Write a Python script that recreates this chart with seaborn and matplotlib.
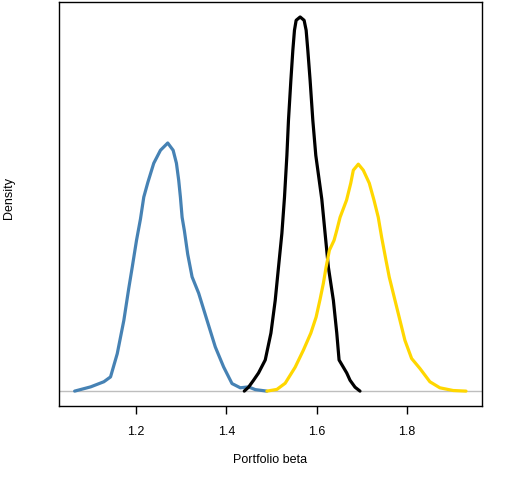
import numpy as np
import pandas as pd
import matplotlib
matplotlib.use("Agg")
import matplotlib.pyplot as plt
import seaborn as sns

# density curves, x = portfolio beta, y = density
blue_x = [1.0635, 1.0989, 1.1283, 1.1431, 1.1580, 1.1726, 1.1836, 1.1912,
          1.2007, 1.2095, 1.2168, 1.2257, 1.2389, 1.2538, 1.2699, 1.2819,
          1.2892, 1.2942, 1.2980, 1.3018, 1.3069, 1.3142, 1.3239, 1.3385,
          1.3571, 1.3754, 1.3938, 1.4124, 1.4308, 1.4491, 1.4639, 1.4896]
blue_y = [0.0, 0.14, 0.31, 0.47, 1.24, 2.34, 3.41, 4.10,
          4.99, 5.70, 6.42, 6.90, 7.54, 7.97, 8.21, 7.97,
          7.54, 6.98, 6.42, 5.75, 5.30, 4.53, 3.78, 3.24,
          2.34, 1.46, 0.80, 0.25, 0.11, 0.14, 0.05, 0.0]

black_x = [1.4396, 1.4491, 1.4602, 1.4712, 1.4861, 1.4987, 1.5082, 1.5155,
           1.5230, 1.5288, 1.5341, 1.5376, 1.5429, 1.5473, 1.5509, 1.5546,
           1.5635, 1.5723, 1.5768, 1.5805, 1.5856, 1.5916, 1.5982, 1.6115,
           1.6188, 1.6261, 1.6372, 1.6447, 1.6498, 1.6668, 1.6741, 1.6852,
           1.6962]
black_y = [0.0, 0.13, 0.36, 0.60, 1.03, 1.92, 3.00, 4.10,
           5.22, 6.42, 7.80, 8.96, 10.28, 11.28, 11.94, 12.27,
           12.38, 12.27, 11.94, 11.28, 10.28, 8.96, 7.80, 6.35,
           5.22, 4.10, 3.00, 1.92, 1.03, 0.60, 0.36, 0.13,
           0.0]

gold_x = [1.4898, 1.5119, 1.5303, 1.5524, 1.5708, 1.5872, 1.5989, 1.6077,
          1.6150, 1.6210, 1.6283, 1.6387, 1.6447, 1.6520, 1.6664, 1.6757,
          1.6814, 1.6925, 1.7035, 1.7168, 1.7272, 1.7367, 1.7442, 1.7538,
          1.7611, 1.7810, 1.7958, 1.8106, 1.8290, 1.8511, 1.8732, 1.9027,
          1.9312]
gold_y = [0.0, 0.056, 0.26, 0.79, 1.36, 1.92, 2.45, 3.04,
          3.57, 4.10, 4.66, 4.99, 5.32, 5.75, 6.32, 6.88,
          7.31, 7.51, 7.31, 6.88, 6.32, 5.75, 5.09, 4.33,
          3.77, 2.57, 1.68, 1.08, 0.75, 0.31, 0.11, 0.02,
          0.0]

sns.set_theme(style="ticks")
plt.rcParams["font.family"] = ["Liberation Sans", "DejaVu Sans"]

fig = plt.figure(figsize=(5.12, 4.8), dpi=100)
ax = fig.add_axes([0.1152, 0.154, 0.8256, 0.8418])

# baseline at zero, like abline(h=0)
ax.axhline(0, color="#bebebe", lw=1, zorder=1)

for xs, ys, col in [(blue_x, blue_y, "steelblue"),
                    (black_x, black_y, "black"),
                    (gold_x, gold_y, "gold")]:
    df = pd.DataFrame({"beta": xs, "density": ys})
    sns.lineplot(data=df, x="beta", y="density", color=col, lw=2.3,
                 estimator=None, ax=ax, zorder=2,
                 solid_capstyle="round", solid_joinstyle="round")

# R style 4% padding
ymax = max(max(blue_y), max(black_y), max(gold_y))
ax.set_xlim(1.0288, 1.966)
ax.set_ylim(-0.04 * ymax, 1.04 * ymax)

ax.set_xticks([1.2, 1.4, 1.6, 1.8])
ax.set_xticklabels(["1.2", "1.4", "1.6", "1.8"])
ax.set_yticks([])
ax.tick_params(axis="x", direction="out", length=6, width=1, color="black",
               labelsize=9, pad=8, labelcolor="black")

for sp in ax.spines.values():
    sp.set_visible(True)
    sp.set_color("black")
    sp.set_linewidth(1)

ax.set_xlabel("Portfolio beta", fontsize=9, labelpad=12, color="black")
ax.set_ylabel("Density", fontsize=9, color="black")
ax.yaxis.set_label_coords(-0.105, 0.515)

fig.savefig("out.png", dpi=100)
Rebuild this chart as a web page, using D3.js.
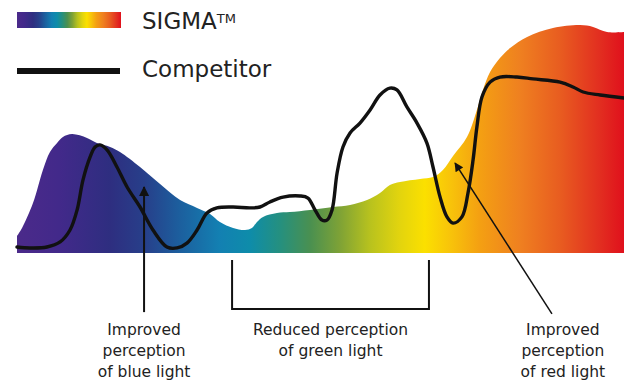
<!DOCTYPE html>
<html>
<head>
<meta charset="utf-8">
<script src="https://cdn.jsdelivr.net/npm/d3@7"></script>
<style>
  html, body { margin: 0; padding: 0; background: #fff; }
  svg { display: block; }
  text { font-family: "DejaVu Sans", sans-serif; fill: #222; }
</style>
</head>
<body>
<svg id="chart" width="624" height="385"></svg>
<script>
// Spectrum (wavelength in nm) and relative intensity of each light source
const sigmaWavelength = [400, 402.5, 407.9, 412.8, 416.3, 419.8, 422.7, 427.2, 434.6, 439.5,
  446.0, 450.9, 460.8, 470.7, 480.6, 489.0, 495.4, 500.3, 506.8, 512.7,
  516.1, 518.6, 521.6, 528.5, 534.9, 544.8, 556.2, 564.6, 573.0, 579.4,
  584.3, 589.3, 599.2, 605.6, 610.5, 615.5, 622.4, 627.3, 630.3, 633.8,
  638.7, 643.7, 652.1, 664.9, 678.3, 684.7, 691.6, 700];
const sigmaIntensity = [7.4, 10.9, 21.7, 36.1, 43.9, 47.8, 50.4, 51.7, 50.0, 47.8,
  46.1, 43.9, 37.4, 30.0, 23.0, 19.6, 17.0, 13.5, 10.9, 10.0,
  10.9, 13.5, 15.7, 17.4, 17.8, 18.7, 20.0, 20.9, 23.0, 26.1,
  29.6, 30.9, 32.2, 33.0, 36.1, 42.2, 50.4, 62.2, 70.9, 78.7,
  84.8, 89.1, 93.9, 97.8, 99.1, 98.3, 96.1, 96.1];

const competitorWavelength = [400, 406.4, 414.8, 421.3, 426.2, 429.7, 432.6, 436.1, 438.6, 441.0,
  444.5, 449.4, 454.4, 460.8, 467.2, 474.1, 479.1, 484.0, 489.0, 493.9,
  498.8, 506.8, 515.2, 520.1, 525.0, 531.5, 539.9, 543.8, 547.3, 550.7,
  553.2, 555.7, 558.2, 561.1, 564.6, 569.5, 574.5, 579.4, 584.3, 587.8,
  592.7, 597.7, 602.6, 605.6, 609.1, 612.5, 615.5, 619.9, 622.9, 625.4,
  627.3, 629.8, 633.8, 638.7, 647.1, 655.0, 668.4, 674.8, 679.8, 688.2, 700];
const competitorIntensity = [2.6, 2.2, 2.6, 4.8, 10.0, 18.7, 31.7, 41.7, 46.1, 47.0,
  44.8, 37.4, 28.7, 20.0, 10.0, 2.6, 2.2, 4.3, 10.0, 17.4,
  19.6, 20.0, 19.6, 20.0, 22.2, 24.3, 24.8, 23.9, 18.7, 14.3,
  14.3, 18.7, 34.8, 46.1, 52.2, 56.5, 62.2, 68.7, 71.7, 70.9,
  63.5, 56.5, 47.8, 37.4, 24.3, 15.7, 13.0, 15.7, 26.1, 40.4,
  54.8, 67.8, 74.3, 76.5, 76.5, 75.7, 74.3, 72.2, 70.0, 68.7, 67.4];

const seriesNames = ["SIGMA", "Competitor"];

// Colour of the visible spectrum along the wavelength axis
const spectrumStops = [
  [400, "#4b2a8a"], [421, "#42298a"], [446, "#2e2e80"], [463, "#273f8a"],
  [480.5, "#1c5f9e"], [500, "#1380b2"], [515, "#0e8caa"], [530, "#25907f"],
  [545, "#4a9050"], [559.5, "#7ea236"], [574.5, "#b8c21e"], [589, "#e2d40e"],
  [601.5, "#fbe000"], [614, "#f8c40a"], [628.5, "#f4a012"], [648.5, "#ef8020"],
  [668.5, "#e85c20"], [688, "#e22e20"], [700, "#e0101c"]
];

const sigma = sigmaWavelength.map((w, i) => ({ w, v: sigmaIntensity[i] }));
const competitor = competitorWavelength.map((w, i) => ({ w, v: competitorIntensity[i] }));

const svg = d3.select("#chart");
const x = d3.scaleLinear().domain([400, 700]).range([17, 624]);
const y = d3.scaleLinear().domain([0, 100]).range([253, 23]);

const defs = svg.append("defs");

// Gradient across the plotting area
const spec = defs.append("linearGradient")
  .attr("id", "spectrum")
  .attr("gradientUnits", "userSpaceOnUse")
  .attr("x1", x(400)).attr("x2", x(700)).attr("y1", 0).attr("y2", 0);
spec.selectAll("stop").data(spectrumStops).join("stop")
  .attr("offset", d => (d[0] - 400) / 300)
  .attr("stop-color", d => d[1]);

// Same colours for the legend swatch
const specLegend = defs.append("linearGradient")
  .attr("id", "spectrumLegend")
  .attr("x1", 0).attr("x2", 1).attr("y1", 0).attr("y2", 0);
specLegend.selectAll("stop").data(spectrumStops).join("stop")
  .attr("offset", d => (d[0] - 400) / 300)
  .attr("stop-color", d => d[1]);

defs.append("marker")
  .attr("id", "arrowHead")
  .attr("viewBox", "0 0 10 10")
  .attr("refX", 9).attr("refY", 5)
  .attr("markerWidth", 5).attr("markerHeight", 5)
  .attr("markerUnits", "strokeWidth")
  .attr("orient", "auto")
  .append("path").attr("d", "M0,0 L10,5 L0,10 Z").attr("fill", "#111");

defs.append("marker")
  .attr("id", "arrowHeadThin")
  .attr("viewBox", "0 0 10 10")
  .attr("refX", 9).attr("refY", 5)
  .attr("markerWidth", 7).attr("markerHeight", 6)
  .attr("markerUnits", "strokeWidth")
  .attr("orient", "auto")
  .append("path").attr("d", "M0,0 L10,5 L0,10 Z").attr("fill", "#111");

// SIGMA spectrum as a filled area
const area = d3.area()
  .x(d => x(d.w))
  .y0(y(0))
  .y1(d => y(d.v))
  .curve(d3.curveCatmullRom.alpha(0.5));

svg.append("path")
  .datum(sigma)
  .attr("d", area)
  .attr("fill", "url(#spectrum)");

// Competitor spectrum as a line
const line = d3.line()
  .x(d => x(d.w))
  .y(d => y(d.v))
  .curve(d3.curveCatmullRom.alpha(0.5));

svg.append("path")
  .datum(competitor)
  .attr("d", line)
  .attr("fill", "none")
  .attr("stroke", "#111")
  .attr("stroke-width", 3.4)
  .attr("stroke-linejoin", "round")
  .attr("stroke-linecap", "round");

// Annotations
const ann = svg.append("g");

// Blue: vertical arrow pointing up into the blue region
ann.append("line")
  .attr("x1", x(462.8)).attr("x2", x(462.8))
  .attr("y1", y(-25.7)).attr("y2", y(28.7))
  .attr("stroke", "#111").attr("stroke-width", 2)
  .attr("marker-end", "url(#arrowHead)");

// Green: bracket under the green region
const bx0 = x(506.3), bx1 = x(603.6), byTop = y(-3), byBot = y(-24.3);
ann.append("path")
  .attr("d", `M${bx0},${byTop} V${byBot} H${bx1} V${byTop}`)
  .attr("fill", "none").attr("stroke", "#111").attr("stroke-width", 2);

// Red: diagonal arrow into the red region
ann.append("line")
  .attr("x1", x(664.4)).attr("y1", y(-26.5))
  .attr("x2", x(616.5)).attr("y2", y(39.1))
  .attr("stroke", "#111").attr("stroke-width", 1.5)
  .attr("marker-end", "url(#arrowHeadThin)");

const labels = [
  { cx: x(462.8), lines: ["Improved", "perception", "of blue light"] },
  { cx: (bx0 + bx1) / 2, lines: ["Reduced perception", "of green light"] },
  { cx: x(669.8), lines: ["Improved", "perception", "of red light"] }
];
labels.forEach(l => {
  ann.append("text")
    .attr("text-anchor", "middle")
    .attr("font-size", 15.5)
    .selectAll("tspan").data(l.lines).join("tspan")
    .attr("x", l.cx)
    .attr("y", (d, i) => 335 + i * 21)
    .text(d => d);
});

// Legend
const legend = svg.append("g");
legend.append("rect")
  .attr("x", 17).attr("y", 12).attr("width", 104).attr("height", 16)
  .attr("fill", "url(#spectrumLegend)");
legend.append("rect")
  .attr("x", 17).attr("y", 68).attr("width", 103).attr("height", 6)
  .attr("fill", "#111");

const sigmaLabel = legend.append("text")
  .attr("x", 142).attr("y", 29)
  .attr("font-size", 23);
sigmaLabel.append("tspan").text(seriesNames[0]);
sigmaLabel.append("tspan").attr("font-size", 13).attr("dy", -6).text("TM");

legend.append("text")
  .attr("x", 142).attr("y", 77)
  .attr("font-size", 23)
  .text(seriesNames[1]);
</script>
</body>
</html>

EXERCISE – Write out every line of the entries that holds the word "seaborn".

SOLVED PROBLEM –
Write a Python script that recreates this chart with seaborn and matplotlib.
import seaborn as sns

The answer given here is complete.